Fairfax County Public Schools reinstated two books that parents have condemned as obscene and pedophilic, claiming that two committees of school administrators, librarians, parents, and students determined that the books did not contain pedophilia and did not violate regulations by including obscene material. Parents condemned the move in comments to Fox News.

 

“Lawn Boy” by Jonathan Evison includes long sections of a boy reminiscing about explicit experiences he had at 10 years old and “Gender Queer: A Memoir,” by Maia Kobabe includes photos of sexual acts between a boy and a man.

 

Fairfax County Public Schools announced that it had restored the books to libraries after two committees reviewed them.
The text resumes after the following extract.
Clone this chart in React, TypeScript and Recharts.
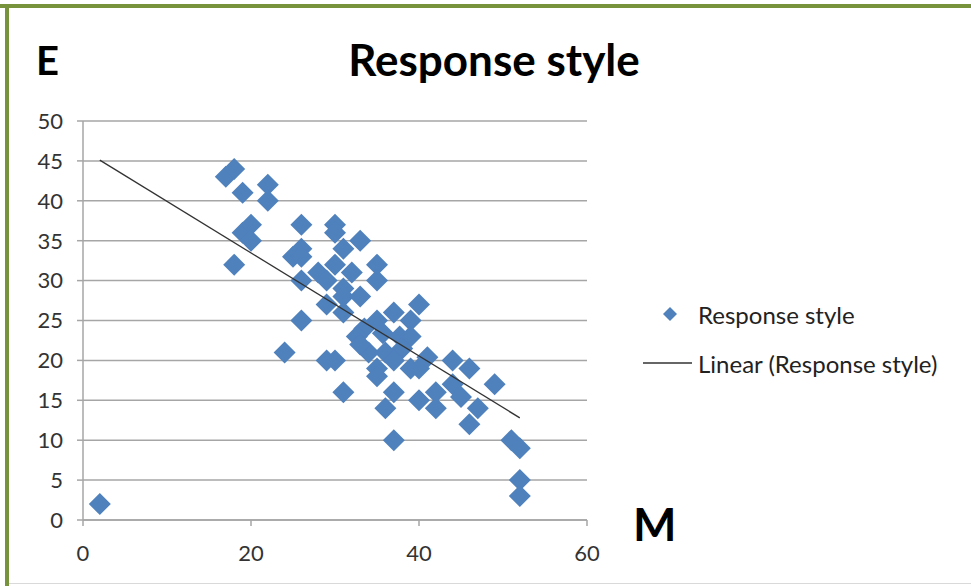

One committee found that “Lawn Boy” includes themes that “are affirming for students” with marginalized identities. “There is no pedophilia in the book,” the committee added. The other committee found that “Gender Queer” depicts “difficulties nonbinary and asexual individuals may face.” The committee concluded that “the book neither depicts nor describes pedophilia.”

 

Stacy Langton, the Fairfax County mother who confronted the school board with images from the books in September, told Fox News that the FCPS report is “very intellectually dishonest.”

 

“Unless FCPS is using a different dictionary, pedophilia means adults having sex with children, and that is precisely what is being depicted in the particular panel in Gender Queer,” Langton told Fox News in an interview on Tuesday.

 

“You guys in the press have been in a quandary since you can’t broadcast the images because it violates FCC regulations,” she said. “The FCC says the materials can’t be broadcast because they’re obscene but FCPS says they’re not obscene. How does the committee come to the conclusion that these materials are not obscene when nobody can print them or broadcast them on a national level?”

 

“It’s okay for the kids, just not for America,” Langton quipped.